There are other telltale signs that this is a Pre-Code film as well. Their Marine commanders discover Bill and Toodles in a brothel in Nicaragua after being presumed lost when their plane crashed.

Despite the fact that Alabama sleeps on the couch in Bill and Toodles’ apartment while the boys share a bed, there are still some sexual goings-on between Bill and Alabama with Bill walking in on her in the middle of the night. When she calls him on it he weakly replies that he’s only checking up on her to see if she’s OK, then tells her that it won’t happen again, at least not as long as he’s sober. When Mrs. Newberry hires Bill as her chauffeur she first notices his physique and later tells him that his job will include considerable “night work.” In case he doesn’t quite get it, she goes on to tell him that her previous chauffeurs were all Frenchmen because they are much “more versatile.”

Bill is perfectly happy smuggling in liquor because Prohibition was treated in the movies as the national joke. It’s referred to in one scene as “What Law?” “The one we all laugh at.” But when Bill discovers that, in addition to booze, he’s also smuggling in narcotics, well, that crosses the line and Weber is not only a criminal, but a low life as well. Even though “Weber” is a somewhat generic name, Leo Carrillo, a distinctly Italian-looking actor plays him with a trace of Italian accent. Our heroes may be smugglers, bootleggers and petty thieves, but they are not dope dealers.

In the next to final scene, Bill is looking for Alabama in an office building. “I’m going to go through this building like a dose of . . .” as the elevator doors close, cutting him off (though the audience well understood what he was saying). As he runs from office to office, barging in, looking for Alabama, he comes across a rather fey individual taking notes. Fairbanks’ reaction to is put on a showgirl voice and camp it up.


The other thing Parachute Jumper has going for it is the mood and tone. Set in the midst of the Depression, it reflects the things most people had to do back then just to survive. When Bill meets Patricia on a park bench and offers to buy her breakfast, he shows her some sugar cubes he’s stolen as they left the restaurant. She replies by showing him a bottle of ketchup she heisted from the place. Comparing their respective take, they laugh about it while worrying where the next meal will come from. We’re never far from the realities of joblessness and homelessness, but we are still determined not to let it get the better of us. We may get knocked down, but we get right up again. This is the underlying message of the film. Watch Fairbanks in any of his other Warner's films and we get the same impression of Depression life. He may have to sell his body to Mrs. Newberry to keep his job, but that was accepted as part of the facts of life, as was Davis’ flirtation with Weber to land a job as his secretary. It was nothing that couldn’t be overcome with time and luck.

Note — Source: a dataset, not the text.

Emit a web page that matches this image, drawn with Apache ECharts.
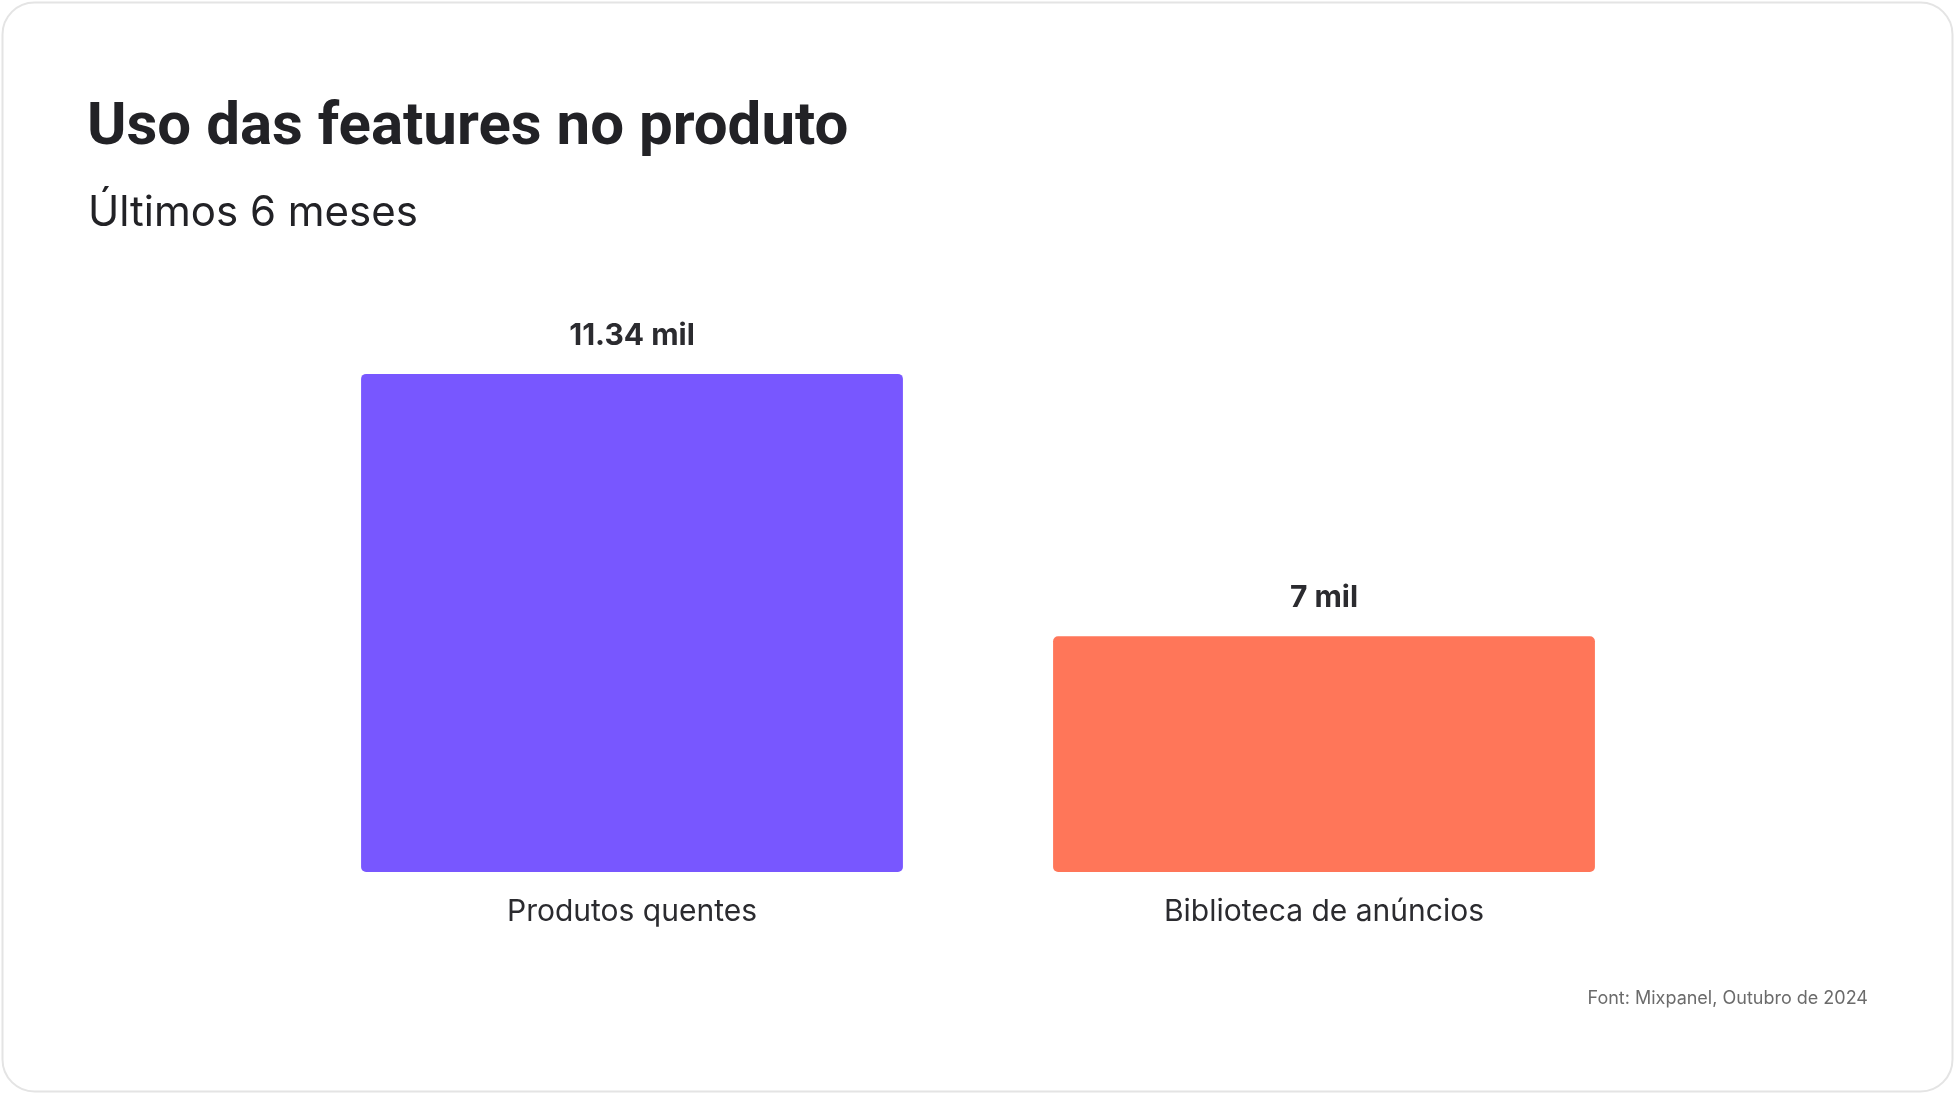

Parachute Jumper, while not the best picture of the Pre-Code period, is still entertaining, not only because of the snappy dialogue, but also for its aerial scenes. One sure way to entice an audience in those days was to feature airborne daredevil acrobatics, as flying was still a novelty. Given the fact that in 1933 sound itself was still in its infancy, we can understand the inclusion of the action sequences as sound was tied to the stage; a straight progression with nuances such as subtext still in the future. Best of all, Parachute Jumper clocks in at an economical 65 minutes, which makes it ideal viewing for late at night.

Afterwords

Leo Carrillo was a solid supporting actor who kicked around in movies until gaining a measure of fame as Pancho, the sidekick to Duncan Renaldo’s Cisco Kid in a series of films made from 1948 to 1950, and continuing as a television show for 157 episodes from 1950 to 1956.

In his autobiography, Douglas Fairbanks, Jr. said that Bette Davis thought director Alfred E. Green’s sense of humor was infantile. Of his co-star, he stated that she was “not particularly pretty,” but rather quite plain. But “one didn’t easily forget her unique personality.” He also characterized her as always conscientious and serious, devoid of humor. Be this as it may, it certainly didn’t stop producer Douglas Fairbanks, Jr. from hiring Davis two decades later to star in Another Man’s Poison.